**The exercise:**
In the records below, find the line containing "Write the Plotly code for this chart." and the line containing "import plotly.graph_objects as go". Give again exactly those lines and every line between them, omitting the pictures.

....................

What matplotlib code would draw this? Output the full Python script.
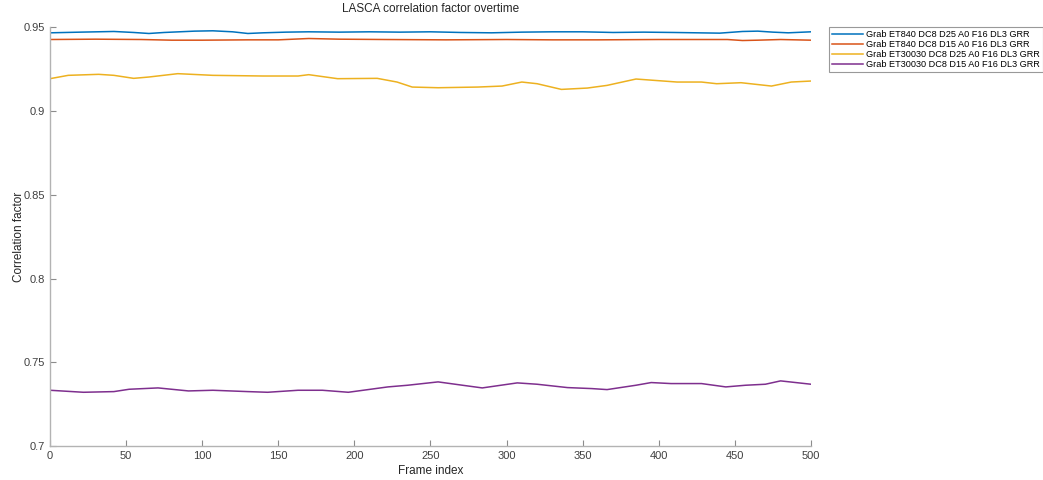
import matplotlib
matplotlib.use("Agg")
import matplotlib.pyplot as plt

plt.rcParams["font.family"] = ["Liberation Sans", "DejaVu Sans"]

# values (frame index -> correlation factor)
blue_x = [0, 20, 42, 55, 65, 75, 95, 107, 120, 130, 140, 155, 170, 190, 210, 230, 250, 270,
          290, 310, 330, 350, 370, 390, 410, 425, 440, 455, 465, 475, 485, 500]
blue_y = [0.9468, 0.9472, 0.9476, 0.9470, 0.9464, 0.9470, 0.9478, 0.9480, 0.9474, 0.9464,
          0.9468, 0.9472, 0.9474, 0.9472, 0.9474, 0.9472, 0.9474, 0.9470, 0.9468, 0.9472,
          0.9474, 0.9474, 0.9470, 0.9472, 0.9470, 0.9468, 0.9466, 0.9476, 0.9478, 0.9472,
          0.9468, 0.9474]

orange_x = [0, 30, 60, 80, 100, 130, 150, 170, 190, 220, 260, 300, 330, 360, 400, 430,
            445, 455, 465, 480, 500]
orange_y = [0.9428, 0.9430, 0.9428, 0.9424, 0.9424, 0.9426, 0.9426, 0.9434, 0.9430, 0.9428,
            0.9426, 0.9428, 0.9426, 0.9426, 0.9428, 0.9428, 0.9428, 0.9422, 0.9424, 0.9428,
            0.9424]

yellow_x = [0, 12, 32, 42, 55, 65, 84, 107, 140, 163, 170, 189, 215, 228, 238, 255, 281,
            297, 310, 320, 336, 353, 366, 385, 412, 428, 438, 454, 474, 487, 500]
yellow_y = [0.9194, 0.9214, 0.9220, 0.9214, 0.9196, 0.9204, 0.9224, 0.9214, 0.9210, 0.9210,
            0.9218, 0.9194, 0.9196, 0.9174, 0.9144, 0.9140, 0.9144, 0.9150, 0.9174, 0.9164,
            0.9130, 0.9138, 0.9154, 0.9192, 0.9174, 0.9174, 0.9164, 0.9170, 0.9150, 0.9174,
            0.9180]

purple_x = [0, 22, 42, 52, 71, 91, 107, 130, 143, 163, 179, 196, 222, 235, 255, 271, 284,
            307, 320, 340, 356, 366, 385, 395, 408, 428, 444, 457, 470, 480, 500]
purple_y = [0.7333, 0.7321, 0.7325, 0.7339, 0.7347, 0.7329, 0.7333, 0.7325, 0.7321, 0.7333,
            0.7333, 0.7321, 0.7353, 0.7363, 0.7383, 0.7363, 0.7347, 0.7377, 0.7369, 0.7349,
            0.7343, 0.7337, 0.7363, 0.7379, 0.7373, 0.7373, 0.7353, 0.7363, 0.7369, 0.7389,
            0.7369]

labels = ["Grab ET840 DC8 D25 A0 F16 DL3 GRR",
          "Grab ET840 DC8 D15 A0 F16 DL3 GRR",
          "Grab ET30030 DC8 D25 A0 F16 DL3 GRR",
          "Grab ET30030 DC8 D15 A0 F16 DL3 GRR"]
colors = ["#0072BD", "#D95319", "#EDB120", "#7E2F8E"]

fig = plt.figure(figsize=(10.43, 4.8), dpi=100)
ax = fig.add_axes([0.0479, 0.0708, 0.7297, 0.872])

series = [(blue_x, blue_y), (orange_x, orange_y), (yellow_x, yellow_y), (purple_x, purple_y)]
for (xs, ys), lab, c in zip(series, labels, colors):
    ax.plot(xs, ys, color=c, lw=1.1, label=lab)

ax.set_xlim(0, 500)
ax.set_ylim(0.7, 0.95)
ax.set_xticks(range(0, 501, 50))
ax.set_yticks([0.7, 0.75, 0.8, 0.85, 0.9, 0.95])
ax.set_yticklabels(["0.7", "0.75", "0.8", "0.85", "0.9", "0.95"])
for s in ["top", "right"]:
    ax.spines[s].set_visible(False)
for s in ["left", "bottom"]:
    ax.spines[s].set_color("#b3b3b3")
    ax.spines[s].set_linewidth(1.0)
ax.tick_params(direction="in", length=4, color="#8c8c8c", labelcolor="#404040", labelsize=8)

ax.set_xlabel("Frame index", fontsize=8.5, color="#262626", labelpad=3)
ax.set_ylabel("Correlation factor", fontsize=8.5, color="#262626", labelpad=-1)
ax.set_title("LASCA correlation factor overtime", fontsize=8.5, color="#262626", pad=11)

leg = fig.legend(loc="upper left", bbox_to_anchor=(829 / 1043, 1 - 27 / 480), fontsize=6.6,
                 frameon=True, fancybox=False, handlelength=3.4, handletextpad=0.35,
                 labelspacing=0.12, borderaxespad=0, borderpad=0.3)
leg.get_frame().set_edgecolor("#808080")
leg.get_frame().set_linewidth(0.8)

fig.savefig("out.png", dpi=100)
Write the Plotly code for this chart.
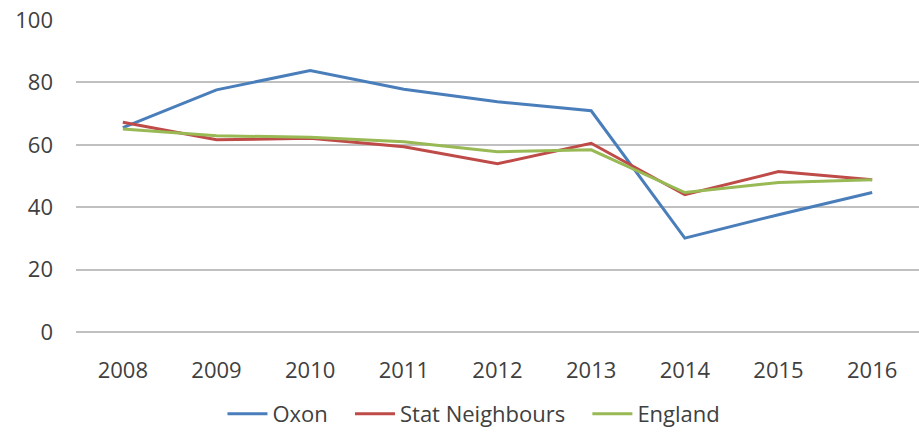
import plotly.graph_objects as go

years = ["2008", "2009", "2010", "2011", "2012", "2013", "2014", "2015", "2016"]
oxon = [65.5, 77.6, 83.8, 77.8, 73.8, 70.9, 30.1, 37.6, 44.7]
stat_neighbours = [67.2, 61.6, 62.1, 59.4, 53.9, 60.5, 44.0, 51.4, 48.8]
england = [65.1, 62.9, 62.4, 61.0, 57.8, 58.4, 44.7, 47.9, 48.8]
y_ticks = [0, 20, 40, 60, 80, 100]

series = [
    ("Oxon", oxon, "#4A7EBB"),
    ("Stat Neighbours", stat_neighbours, "#BE4B48"),
    ("England", england, "#98B954"),
]

fig = go.Figure()
for name, vals, color in series:
    fig.add_trace(go.Scatter(
        x=years, y=vals, name=name + "   ", mode="lines",
        line=dict(color=color, width=3),
    ))

font = dict(family="Open Sans, Liberation Sans, sans-serif", size=22, color="#404040")

fig.update_layout(
    width=919, height=435,
    margin=dict(l=76, r=0, t=20, b=103, autoexpand=False),
    paper_bgcolor="white", plot_bgcolor="white",
    font=font,
    showlegend=True,
    legend=dict(
        orientation="h", xref="container", yref="container",
        x=0.525, xanchor="center", y=0.0, yanchor="bottom",
        font=dict(size=22, color="#404040"), tracegroupgap=0,
        itemwidth=40, borderwidth=0,
    ),
    xaxis=dict(
        type="category", range=[-0.5, len(years) - 0.5],
        showgrid=False, showline=False, zeroline=False,
        ticks="", ticklabelstandoff=23,
    ),
    yaxis=dict(
        range=[0, 100], tickvals=y_ticks, showgrid=True,
        gridcolor="#C0C0C0", gridwidth=1.5,
        zeroline=True, zerolinecolor="#C0C0C0", zerolinewidth=1.5,
        showline=False, ticks="", ticklabelstandoff=22,
    ),
)

fig.write_html("out.html")
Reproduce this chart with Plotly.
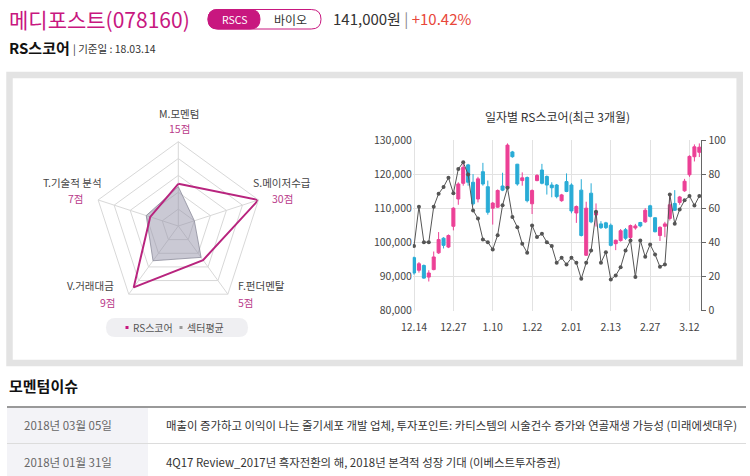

....................

**Answer to the exercise:**
Write the Plotly code for this chart.
import plotly.graph_objects as go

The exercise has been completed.